Tuesday, February 16, 2016

Competent educators do not educate from the center

The nightmare that was No Child Left Behind, all it did in California was add more and more to the pension rolls.  The state school system was frigged for 10 years.  Here we see Obama clueless about education.

AEI: Ultimately, NCLB proved to be remarkably prescriptive about how states would measure school performance and what states would do to schools deemed “in need of improvement.” Absurdly, NCLB required that 100% of the nation’s children be “proficient” in reading and math by 2014, with mandated consequences for schools that missed the bar.
Washington proved to be fairly good at transparency — at requiring states to regularly test, disaggregate results, and report performance.
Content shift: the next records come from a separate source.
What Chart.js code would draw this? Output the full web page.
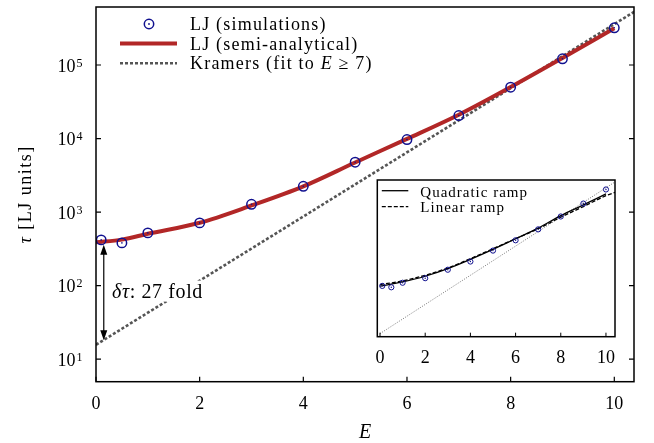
<!DOCTYPE html>
<html>
<head>
<meta charset="utf-8">
<script src="https://cdn.jsdelivr.net/npm/chart.js@4.4.0/dist/chart.umd.min.js"></script>
<style>
  html, body { margin: 0; padding: 0; background: #fff; }
  #wrap { position: relative; width: 654px; height: 443px; }
  #main { position: absolute; left: 0; top: 0; }
  #inset { position: absolute; left: 360px; top: 175px; }
</style>
</head>
<body>
<div id="wrap">
  <canvas id="main" width="654" height="443"></canvas>
  <canvas id="inset" width="270" height="200"></canvas>
</div>
<script>
// Values
const simE = [0.1, 0.5, 1, 2, 3, 4, 5, 6, 7, 8, 9, 10];
const simTau = [419, 381, 521, 713, 1276, 2244, 4766, 9690, 20560, 49900, 121400, 320500];

const semiE = [0, 0.5, 1, 2, 3, 4, 5, 6, 7, 8, 9, 10];
const semiTau = [389, 422, 507, 716, 1230, 2240, 4730, 9890, 21100, 50100, 124500, 316000];

const kramersE = [0, 10.4];
const kramersTau = [15.7, 5.38e5];

// inset curves
const quadE = [0, 1, 2, 3, 4, 5, 6, 7, 8, 9, 10];
const quadTau = [410, 551, 815, 1380, 2612, 5176, 10790, 22280, 53210, 110900, 235500];
const linE = [0, 1, 2, 3, 4, 5, 6, 7, 8, 9, 10, 10.4];
const linTau = [461, 590, 871, 1439, 2735, 5433, 10790, 21380, 47420, 98600, 208900, 263000];

// ticks
const xTicks = [0, 2, 4, 6, 8, 10];
const yTicks = [10, 100, 1000, 10000, 100000];
const insetXTicks = [0, 2, 4, 6, 8, 10];

// annotation (delta tau arrow)
const arrowE = 0.15;
const arrowTop = 361;
const arrowBottom = 18.1;
const noteE = 0.31;
const noteTau = 68.7;

const SERIF = '"Liberation Serif", "DejaVu Serif", serif';
const BLUE = '#10108f';
const RED = '#b22727';
const GREY = '#555';

function pts(xs, ys) {
    return xs.map((v, i) => ({ x: v, y: ys[i] }));
}

// text with several font pieces, left aligned
function drawPieces(ctx, pieces, x, y) {
    pieces.forEach(p => {
        ctx.font = p[1];
        ctx.fillText(p[0], x, y);
        x += ctx.measureText(p[0]).width;
    });
    return x;
}

function setTicks(list) {
    return scale => { scale.ticks = list.map(v => ({ value: v })); };
}

// open circle + the little centre dot (drawn as a second set of points)
function circleSets(r, lw) {
    return [
        { label: 'dot', data: pts(simE, simTau), showLine: false, pointStyle: 'circle',
          pointRadius: Math.max(0.7, r * 0.17), pointBackgroundColor: BLUE, pointBorderWidth: 0 },
        { label: 'sim', data: pts(simE, simTau), showLine: false, pointStyle: 'circle',
          pointRadius: r, pointBorderWidth: lw, pointBorderColor: BLUE, pointBackgroundColor: 'rgba(0,0,0,0)' }
    ];
}

// frame, inward ticks, labels, legend
const mainDecor = {
    id: 'mainDecor',
    afterDatasetsDraw(chart) {
        const { ctx, scales: { x, y } } = chart;
        ctx.save();
        // white box behind the note, then text
        const nx = x.getPixelForValue(noteE);
        const ny = y.getPixelForValue(noteTau);
        ctx.fillStyle = '#fff';
        ctx.fillRect(nx - 3, ny - 17, 99, 21);
        ctx.fillStyle = '#000';
        ctx.letterSpacing = '0.6px';
        ctx.textBaseline = 'alphabetic';
        ctx.textAlign = 'left';
        drawPieces(ctx, [['δτ', 'italic 20px ' + SERIF], [': 27 fold', '20px ' + SERIF]], nx, ny);
        ctx.letterSpacing = '0px';

        // double headed arrow
        const ax = x.getPixelForValue(arrowE);
        const y1 = y.getPixelForValue(arrowTop);
        const y2 = y.getPixelForValue(arrowBottom);
        ctx.strokeStyle = '#000';
        ctx.lineWidth = 1.2;
        ctx.beginPath();
        ctx.moveTo(ax, y1 + 8);
        ctx.lineTo(ax, y2 - 8);
        ctx.stroke();
        ctx.beginPath();
        ctx.moveTo(ax, y1); ctx.lineTo(ax - 3.5, y1 + 10); ctx.lineTo(ax + 3.5, y1 + 10); ctx.closePath();
        ctx.moveTo(ax, y2); ctx.lineTo(ax - 3.5, y2 - 10); ctx.lineTo(ax + 3.5, y2 - 10); ctx.closePath();
        ctx.fill();
        ctx.restore();
    },
    afterDraw(chart) {
        const { ctx, chartArea: a, scales: { x, y } } = chart;
        ctx.save();
        ctx.strokeStyle = '#000';
        ctx.lineWidth = 1.5;
        ctx.strokeRect(a.left, a.top, a.right - a.left, a.bottom - a.top);

        ctx.lineWidth = 1.2;
        ctx.beginPath();
        xTicks.forEach(v => {
            const px = x.getPixelForValue(v);
            ctx.moveTo(px, a.bottom);
            ctx.lineTo(px, a.bottom - 5);
        });
        yTicks.forEach(v => {
            const py = y.getPixelForValue(v);
            ctx.moveTo(a.left, py); ctx.lineTo(a.left + 5, py);
            ctx.moveTo(a.right, py); ctx.lineTo(a.right - 5, py);
        });
        ctx.stroke();

        // y tick labels 10^n
        ctx.fillStyle = '#000';
        ctx.textBaseline = 'alphabetic';
        yTicks.forEach(v => {
            const py = y.getPixelForValue(v);
            ctx.font = '18px ' + SERIF;
            ctx.textAlign = 'right';
            ctx.fillText('10', a.left - 20.5, py + 6.5);
            ctx.font = '12px ' + SERIF;
            ctx.textAlign = 'left';
            ctx.fillText(String(Math.round(Math.log10(v))), a.left - 19.5, py + 1.5);
        });

        // axis titles
        ctx.save();
        ctx.translate(26, (a.top + a.bottom) / 2);
        ctx.rotate(-Math.PI / 2);
        ctx.letterSpacing = '1.5px';
        ctx.textBaseline = 'middle';
        ctx.textAlign = 'left';
        ctx.font = 'italic 18px ' + SERIF;
        const wTau = ctx.measureText('τ').width;
        ctx.font = '18px ' + SERIF;
        const wRest = ctx.measureText(' [LJ units]').width;
        drawPieces(ctx, [['τ', 'italic 18px ' + SERIF], [' [LJ units]', '18px ' + SERIF]], -(wTau + wRest) / 2, 0);
        ctx.restore();

        ctx.font = 'italic 20px ' + SERIF;
        ctx.textAlign = 'center';
        ctx.fillText('E', (a.left + a.right) / 2, 438);

        // legend
        ctx.strokeStyle = BLUE;
        ctx.fillStyle = BLUE;
        ctx.lineWidth = 1.5;
        ctx.beginPath(); ctx.arc(149, 24, 4.7, 0, Math.PI * 2); ctx.stroke();
        ctx.beginPath(); ctx.arc(149, 24, 0.9, 0, Math.PI * 2); ctx.fill();
        ctx.lineWidth = 4;
        ctx.strokeStyle = RED;
        ctx.beginPath(); ctx.moveTo(120, 43.5); ctx.lineTo(177, 43.5); ctx.stroke();
        ctx.lineWidth = 2.6;
        ctx.strokeStyle = GREY;
        ctx.setLineDash([3, 2]);
        ctx.beginPath(); ctx.moveTo(120, 63.3); ctx.lineTo(177, 63.3); ctx.stroke();
        ctx.setLineDash([]);

        ctx.fillStyle = '#000';
        ctx.textAlign = 'left';
        ctx.letterSpacing = '1.2px';
        const f = '18px ' + SERIF;
        drawPieces(ctx, [['LJ (simulations)', f]], 190, 30);
        drawPieces(ctx, [['LJ (semi-analytical)', f]], 190, 49.5);
        drawPieces(ctx, [['Kramers (fit to ', f], ['E', 'italic 18px ' + SERIF], [' ≥ 7)', f]], 190, 69);
        ctx.restore();
    }
};

new Chart(document.getElementById('main'), {
    type: 'scatter',
    data: {
        datasets: [
            ...circleSets(4.7, 1.5),
            { label: 'LJ (semi-analytical)', data: pts(semiE, semiTau), showLine: true, borderColor: RED, borderWidth: 4,
              pointRadius: 0, cubicInterpolationMode: 'monotone' },
            { label: 'Kramers (fit to E ≥ 7)', data: pts(kramersE, kramersTau), showLine: true, borderColor: GREY,
              borderWidth: 2.6, borderDash: [3, 2], pointRadius: 0 }
        ]
    },
    options: {
        responsive: false,
        animation: false,
        devicePixelRatio: 1,
        layout: { padding: { top: 7, right: 20, left: 0, bottom: 0 } },
        plugins: { legend: { display: false }, tooltip: { enabled: false } },
        scales: {
            x: {
                type: 'linear', min: 0, max: 10.38,
                afterBuildTicks: setTicks(xTicks),
                grid: { display: false, drawTicks: false },
                border: { display: false },
                ticks: { color: '#000', font: { family: SERIF, size: 18 }, padding: 12, callback: v => String(v) },
                afterFit: s => { s.height = 61.3; }
            },
            y: {
                type: 'logarithmic', min: 4.94, max: 6.15e5,
                afterBuildTicks: setTicks(yTicks),
                grid: { display: false, drawTicks: false },
                border: { display: false },
                ticks: { display: false },
                afterFit: s => { s.width = 96; }
            }
        }
    },
    plugins: [mainDecor]
});

// inset decorations
const insetDecor = {
    id: 'insetDecor',
    beforeDatasetsDraw(chart) {
        const { ctx, chartArea: a } = chart;
        ctx.save();
        ctx.fillStyle = '#fff';
        ctx.fillRect(a.left, a.top, a.right - a.left, a.bottom - a.top);
        ctx.restore();
    },
    afterDraw(chart) {
        const { ctx, chartArea: a, scales: { x } } = chart;
        ctx.save();
        ctx.strokeStyle = '#000';
        ctx.lineWidth = 1.5;
        ctx.strokeRect(a.left, a.top, a.right - a.left, a.bottom - a.top);
        ctx.lineWidth = 1;
        ctx.beginPath();
        insetXTicks.forEach(v => {
            const px = x.getPixelForValue(v);
            ctx.moveTo(px, a.bottom);
            ctx.lineTo(px, a.bottom - 4);
        });
        ctx.stroke();

        // legend
        ctx.lineWidth = 1.3;
        ctx.beginPath(); ctx.moveTo(a.left + 4.5, 15.7); ctx.lineTo(a.left + 31, 15.7); ctx.stroke();
        ctx.setLineDash([4, 2]);
        ctx.beginPath(); ctx.moveTo(a.left + 4.5, 31.7); ctx.lineTo(a.left + 31, 31.7); ctx.stroke();
        ctx.setLineDash([]);
        ctx.fillStyle = '#000';
        ctx.letterSpacing = '1px';
        ctx.font = '15px ' + SERIF;
        ctx.textAlign = 'left';
        ctx.fillText('Quadratic ramp', a.left + 43, 21.5);
        ctx.fillText('Linear ramp', a.left + 43, 37.3);
        ctx.restore();
    }
};

new Chart(document.getElementById('inset'), {
    type: 'scatter',
    data: {
        datasets: [
            ...circleSets(2.6, 1),
            { label: 'Quadratic ramp', data: pts(quadE, quadTau), showLine: true, borderColor: '#000', borderWidth: 1.3,
              pointRadius: 0, cubicInterpolationMode: 'monotone' },
            { label: 'Linear ramp', data: pts(linE, linTau), showLine: true, borderColor: '#000', borderWidth: 1.3,
              borderDash: [4, 2], pointRadius: 0, cubicInterpolationMode: 'monotone' },
            { label: 'Kramers', data: pts(kramersE, kramersTau), showLine: true, borderColor: '#777', borderWidth: 1,
              borderDash: [1, 1.5], pointRadius: 0 }
        ]
    },
    options: {
        responsive: false,
        animation: false,
        devicePixelRatio: 1,
        layout: { padding: { top: 4.3, right: 15, left: 17.3, bottom: 0 } },
        plugins: { legend: { display: false }, tooltip: { enabled: false } },
        scales: {
            x: {
                type: 'linear', min: -0.12, max: 10.4,
                afterBuildTicks: setTicks(insetXTicks),
                grid: { display: false, drawTicks: false },
                border: { display: false },
                ticks: { color: '#000', font: { family: SERIF, size: 18 }, padding: 11, callback: v => String(v) },
                afterFit: s => { s.height = 38.3; }
            },
            y: { type: 'logarithmic', min: 12.7, max: 6.15e5, display: false }
        }
    },
    plugins: [insetDecor]
});
</script>
</body>
</html>
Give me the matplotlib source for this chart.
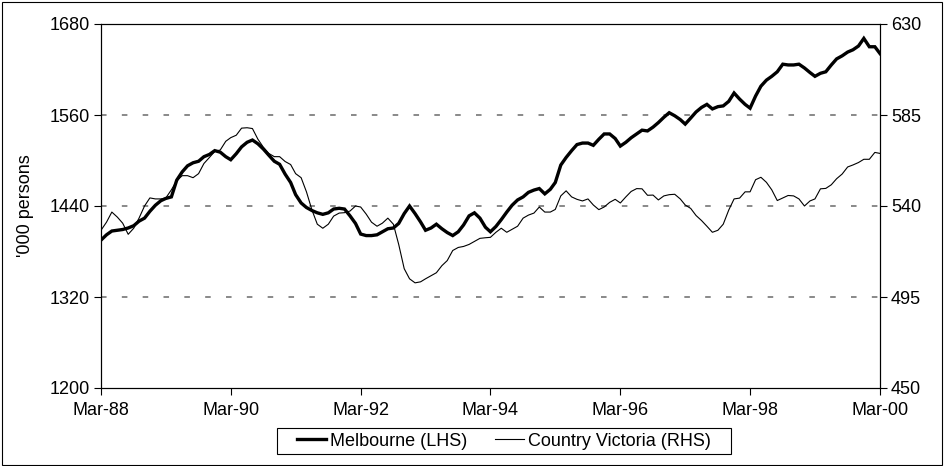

By requiring states to test in the same subjects and grades, Congress created a framework for public transparency. When it came to judging performance and trying to make schools improve, however, Uncle Sam was ill-equipped for the job. Crafting a national law that can apply to 100,000 schools in 50 states makes for clumsy metrics and whimsical, pie-in-the-sky targets.
Indeed, NCLB’s unfortunate legacy included allowing the Obama administration to dictate K-12 policy via quid pro quo waivers granted to states desperate to escape NCLB’s 100% proficiency mandate — or else label most of their public schools as failures. The Secretary of Education released dozens of states from NCLB’s fantasy targets if — and only if — they promised to pursue Obama priorities. In this way, the Obama administration helped turn the Common Core into a divisive distraction and poisoned new teacher evaluation systems by forcing states to hurriedly implement not-ready-for-primetime schemes on a politically determined timetable.